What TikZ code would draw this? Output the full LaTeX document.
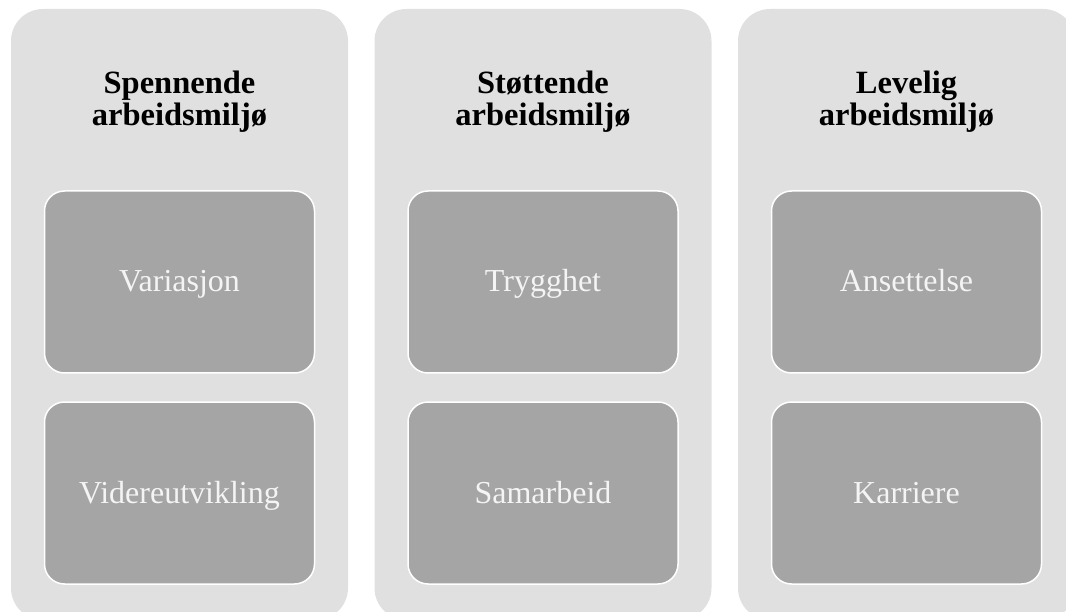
\documentclass[tikz,border=0pt]{standalone}
\usepackage{fontspec}
\setmainfont{Liberation Serif}
\usetikzlibrary{positioning}

\definecolor{panelgray}{HTML}{E0E0E0}
\definecolor{cellgray}{HTML}{A5A5A5}
\definecolor{celltext}{HTML}{F4F4F4}

\begin{document}
\begin{tikzpicture}[x=1pt,y=-1pt,
  panel/.style={rectangle,fill=panelgray,rounded corners=32pt,
    minimum width=337pt,minimum height=611pt,inner sep=0pt,outer sep=0pt},
  heading/.style={align=center,inner sep=0pt,
    font=\fontsize{32.5}{32}\selectfont\bfseries},
  cell/.style={rectangle,fill=cellgray,draw=white,line width=1.5pt,
    rounded corners=20pt,minimum width=270pt,minimum height=182pt,
    inner sep=0pt,outer sep=0pt,text height=22pt,text depth=2pt,
    text=celltext,font=\fontsize{32}{36}\selectfont}]

  \useasboundingbox (0,0) rectangle (1066,612);
  \clip (0,0) rectangle (1066,612);

  % three panels
  \node [panel] (spennende) at (179.5,314.5) {};
  \node [panel] (stottende) at (543,314.5)   {};
  \node [panel] (levelig)   at (906.5,314.5) {};

  \node [heading] (spennendeT) at ([yshift=-93pt]spennende.north) {Spennende\\arbeidsmiljø};
  \node [heading] (stottendeT) at ([yshift=-93pt]stottende.north) {Støttende\\arbeidsmiljø};
  \node [heading] (leveligT)   at ([yshift=-93pt]levelig.north)   {Levelig\\arbeidsmiljø};

  % cells
  \node [cell] (variasjon)  [below=182pt of spennende.north] {Variasjon};
  \node [cell] (videre)     [below=29pt of variasjon]        {Videreutvikling};
  \node [cell] (trygghet)   [below=182pt of stottende.north] {Trygghet};
  \node [cell] (samarbeid)  [below=29pt of trygghet]         {Samarbeid};
  \node [cell] (ansettelse) [below=182pt of levelig.north]   {Ansettelse};
  \node [cell] (karriere)   [below=29pt of ansettelse]       {Karriere};

\end{tikzpicture}
\end{document}
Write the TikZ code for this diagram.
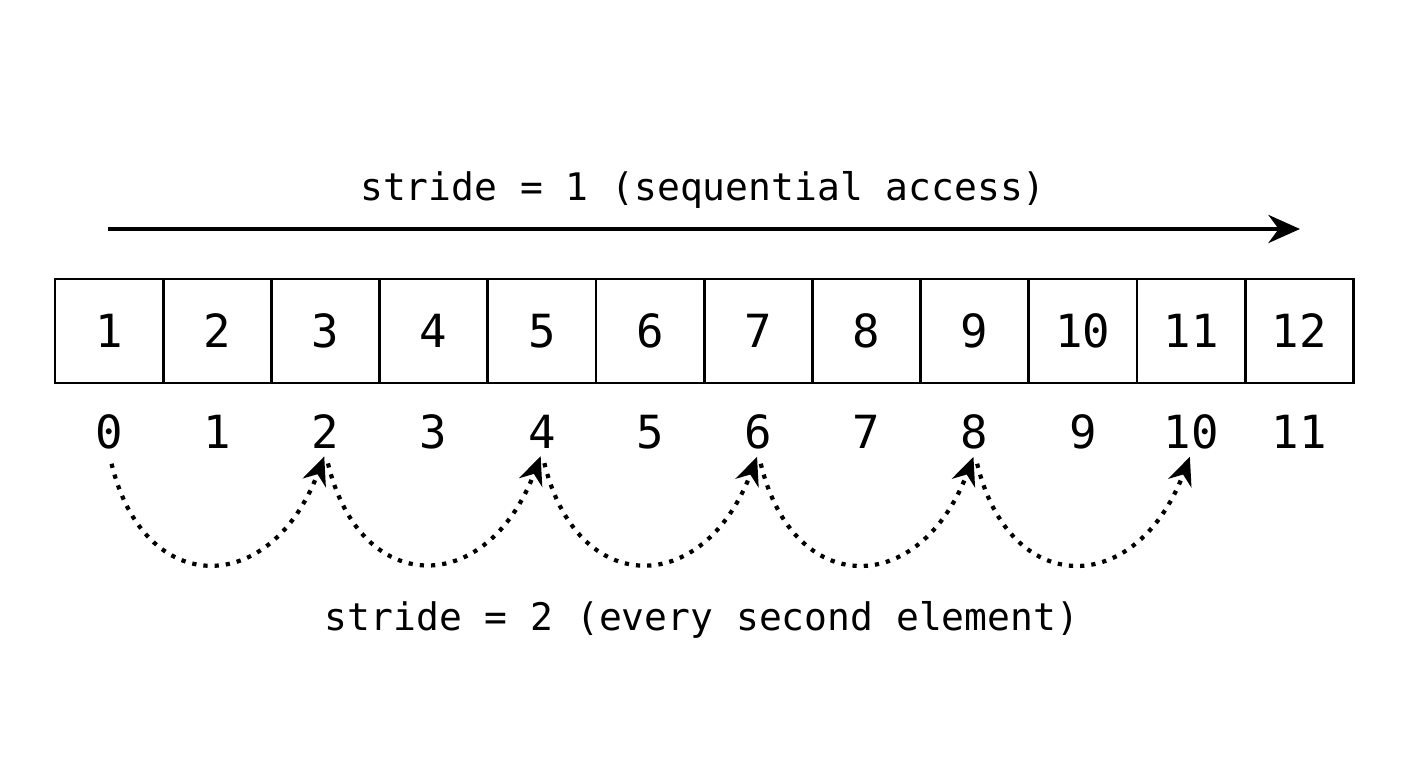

--*--

# [What is asked]
Strip the images and reproduce the remaining records precisely.

# [Answer to this problem]
What TikZ code would draw this? Output the full LaTeX document.
\documentclass[tikz,border=0pt]{standalone}
\usepackage{fontspec}
\setmainfont{Liberation Serif}
\usetikzlibrary{positioning}

\definecolor{panelgray}{HTML}{E0E0E0}
\definecolor{cellgray}{HTML}{A5A5A5}
\definecolor{celltext}{HTML}{F4F4F4}

\begin{document}
\begin{tikzpicture}[x=1pt,y=-1pt,
  panel/.style={rectangle,fill=panelgray,rounded corners=32pt,
    minimum width=337pt,minimum height=611pt,inner sep=0pt,outer sep=0pt},
  heading/.style={align=center,inner sep=0pt,
    font=\fontsize{32.5}{32}\selectfont\bfseries},
  cell/.style={rectangle,fill=cellgray,draw=white,line width=1.5pt,
    rounded corners=20pt,minimum width=270pt,minimum height=182pt,
    inner sep=0pt,outer sep=0pt,text height=22pt,text depth=2pt,
    text=celltext,font=\fontsize{32}{36}\selectfont}]

  \useasboundingbox (0,0) rectangle (1066,612);
  \clip (0,0) rectangle (1066,612);

  % three panels
  \node [panel] (spennende) at (179.5,314.5) {};
  \node [panel] (stottende) at (543,314.5)   {};
  \node [panel] (levelig)   at (906.5,314.5) {};

  \node [heading] (spennendeT) at ([yshift=-93pt]spennende.north) {Spennende\\arbeidsmiljø};
  \node [heading] (stottendeT) at ([yshift=-93pt]stottende.north) {Støttende\\arbeidsmiljø};
  \node [heading] (leveligT)   at ([yshift=-93pt]levelig.north)   {Levelig\\arbeidsmiljø};

  % cells
  \node [cell] (variasjon)  [below=182pt of spennende.north] {Variasjon};
  \node [cell] (videre)     [below=29pt of variasjon]        {Videreutvikling};
  \node [cell] (trygghet)   [below=182pt of stottende.north] {Trygghet};
  \node [cell] (samarbeid)  [below=29pt of trygghet]         {Samarbeid};
  \node [cell] (ansettelse) [below=182pt of levelig.north]   {Ansettelse};
  \node [cell] (karriere)   [below=29pt of ansettelse]       {Karriere};

\end{tikzpicture}
\end{document}
Write the TikZ code for this diagram.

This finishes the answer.